- **TASK PROMPT**
Return the material word for word. Do not include pictures.

- **PROVIDED MATERIAL**
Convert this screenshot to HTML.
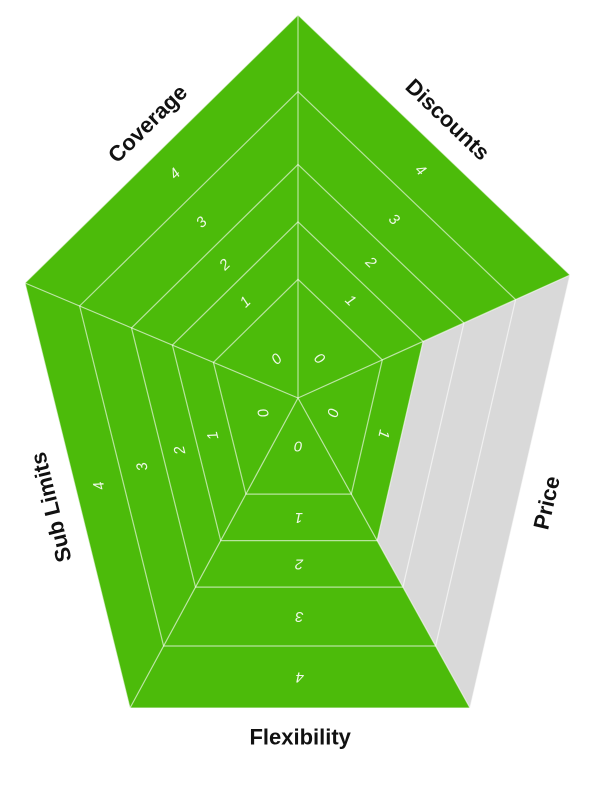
<!DOCTYPE html>
<html><head><meta charset="utf-8"><style>
html,body{margin:0;padding:0;background:#fff;}
svg{display:block;}
text{font-family:"Liberation Sans",sans-serif;}
</style></head><body>
<svg id="chart" width="600" height="800" viewBox="0 0 600 800"></svg>
<script>
const categories = ["Coverage","Discounts","Price","Flexibility","Sub Limits"];
const values = [4, 4, 1, 4, 4];
const bandLabels = ["0","1","2","3","4"];

const NS = "http://www.w3.org/2000/svg";
const svg = document.getElementById("chart");
const C = [298, 398];
const verts = [[25,283],[298,15],[570,275],[470,708],[130,708]];
const rings = [0, 0.31, 0.46, 0.61, 0.80, 1.0];
function pt(v, f){ return [C[0] + (v[0]-C[0])*f, C[1] + (v[1]-C[1])*f]; }
function mk(tag, attrs){ const e = document.createElementNS(NS, tag); for (const k in attrs) e.setAttribute(k, attrs[k]); svg.appendChild(e); return e; }
function poly(ps){ return ps.map(p => p[0].toFixed(1)+","+p[1].toFixed(1)).join(" "); }

const bg = mk("polygon", {points: poly(verts), fill: "#d9d9d9"});



categories.forEach((cat, i) => {
  const a = verts[i], b = verts[(i+1)%5];
  const f = rings[Math.min(values[i] + 1, rings.length - 1)];
  const s = mk("polygon", {points: poly([C, pt(a,f), pt(b,f)]), fill: "#4cbb0a"});
  
  
});

for (let r = 1; r < rings.length; r++) {
  const g = mk("polygon", {points: poly(verts.map(v => pt(v, rings[r]))), fill: "none", stroke: "rgba(255,255,255,0.6)", "stroke-width": 1.2});
  
  
}
verts.forEach(v => {
  const l = mk("line", {x1: C[0], y1: C[1], x2: v[0], y2: v[1], stroke: "rgba(255,255,255,0.6)", "stroke-width": 1.2});
  
  
});

categories.forEach((cat, i) => {
  const a = verts[i], b = verts[(i+1)%5];
  const m = [(a[0]+b[0])/2, (a[1]+b[1])/2];
  let ang = Math.atan2(b[1]-a[1], b[0]-a[0]) * 180 / Math.PI;
  bandLabels.forEach((lab, k) => {
    if (k > values[i]) return;
    const f = (rings[k] + rings[k+1]) / 2;
    const p = pt(m, f);
    const t = mk("text", {x: p[0], y: p[1], fill: "rgba(255,255,255,0.9)", "font-size": 15, "font-style": "italic", "text-anchor": "middle", "dominant-baseline": "central", transform: `rotate(${ang.toFixed(1)} ${p[0].toFixed(1)} ${p[1].toFixed(1)})`});
    t.textContent = lab;
    
    
  });
  const dx = m[0]-C[0], dy = m[1]-C[1], L = Math.hypot(dx, dy);
  const q = [m[0] + dx/L*29, m[1] + dy/L*29];
  let la = ang; if (la > 90) la -= 180;
  const t = mk("text", {x: q[0], y: q[1], fill: "#111", "font-size": 22, "font-weight": "bold", "text-anchor": "middle", "dominant-baseline": "central", transform: `rotate(${la.toFixed(1)} ${q[0].toFixed(1)} ${q[1].toFixed(1)})`});
  t.textContent = cat;
  
  
});
</script>
</body></html>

- **IN RESPONSE**
Convert this screenshot to HTML.
<!DOCTYPE html>
<html><head><meta charset="utf-8"><style>
html,body{margin:0;padding:0;background:#fff;}
svg{display:block;}
text{font-family:"Liberation Sans",sans-serif;}
</style></head><body>
<svg id="chart" width="600" height="800" viewBox="0 0 600 800"></svg>
<script>
const categories = ["Coverage","Discounts","Price","Flexibility","Sub Limits"];
const values = [4, 4, 1, 4, 4];
const bandLabels = ["0","1","2","3","4"];

const NS = "http://www.w3.org/2000/svg";
const svg = document.getElementById("chart");
const C = [298, 398];
const verts = [[25,283],[298,15],[570,275],[470,708],[130,708]];
const rings = [0, 0.31, 0.46, 0.61, 0.80, 1.0];
function pt(v, f){ return [C[0] + (v[0]-C[0])*f, C[1] + (v[1]-C[1])*f]; }
function mk(tag, attrs){ const e = document.createElementNS(NS, tag); for (const k in attrs) e.setAttribute(k, attrs[k]); svg.appendChild(e); return e; }
function poly(ps){ return ps.map(p => p[0].toFixed(1)+","+p[1].toFixed(1)).join(" "); }

const bg = mk("polygon", {points: poly(verts), fill: "#d9d9d9"});



categories.forEach((cat, i) => {
  const a = verts[i], b = verts[(i+1)%5];
  const f = rings[Math.min(values[i] + 1, rings.length - 1)];
  const s = mk("polygon", {points: poly([C, pt(a,f), pt(b,f)]), fill: "#4cbb0a"});
  
  
});

for (let r = 1; r < rings.length; r++) {
  const g = mk("polygon", {points: poly(verts.map(v => pt(v, rings[r]))), fill: "none", stroke: "rgba(255,255,255,0.6)", "stroke-width": 1.2});
  
  
}
verts.forEach(v => {
  const l = mk("line", {x1: C[0], y1: C[1], x2: v[0], y2: v[1], stroke: "rgba(255,255,255,0.6)", "stroke-width": 1.2});
  
  
});

categories.forEach((cat, i) => {
  const a = verts[i], b = verts[(i+1)%5];
  const m = [(a[0]+b[0])/2, (a[1]+b[1])/2];
  let ang = Math.atan2(b[1]-a[1], b[0]-a[0]) * 180 / Math.PI;
  bandLabels.forEach((lab, k) => {
    if (k > values[i]) return;
    const f = (rings[k] + rings[k+1]) / 2;
    const p = pt(m, f);
    const t = mk("text", {x: p[0], y: p[1], fill: "rgba(255,255,255,0.9)", "font-size": 15, "font-style": "italic", "text-anchor": "middle", "dominant-baseline": "central", transform: `rotate(${ang.toFixed(1)} ${p[0].toFixed(1)} ${p[1].toFixed(1)})`});
    t.textContent = lab;
    
    
  });
  const dx = m[0]-C[0], dy = m[1]-C[1], L = Math.hypot(dx, dy);
  const q = [m[0] + dx/L*29, m[1] + dy/L*29];
  let la = ang; if (la > 90) la -= 180;
  const t = mk("text", {x: q[0], y: q[1], fill: "#111", "font-size": 22, "font-weight": "bold", "text-anchor": "middle", "dominant-baseline": "central", transform: `rotate(${la.toFixed(1)} ${q[0].toFixed(1)} ${q[1].toFixed(1)})`});
  t.textContent = cat;
  
  
});
</script>
</body></html>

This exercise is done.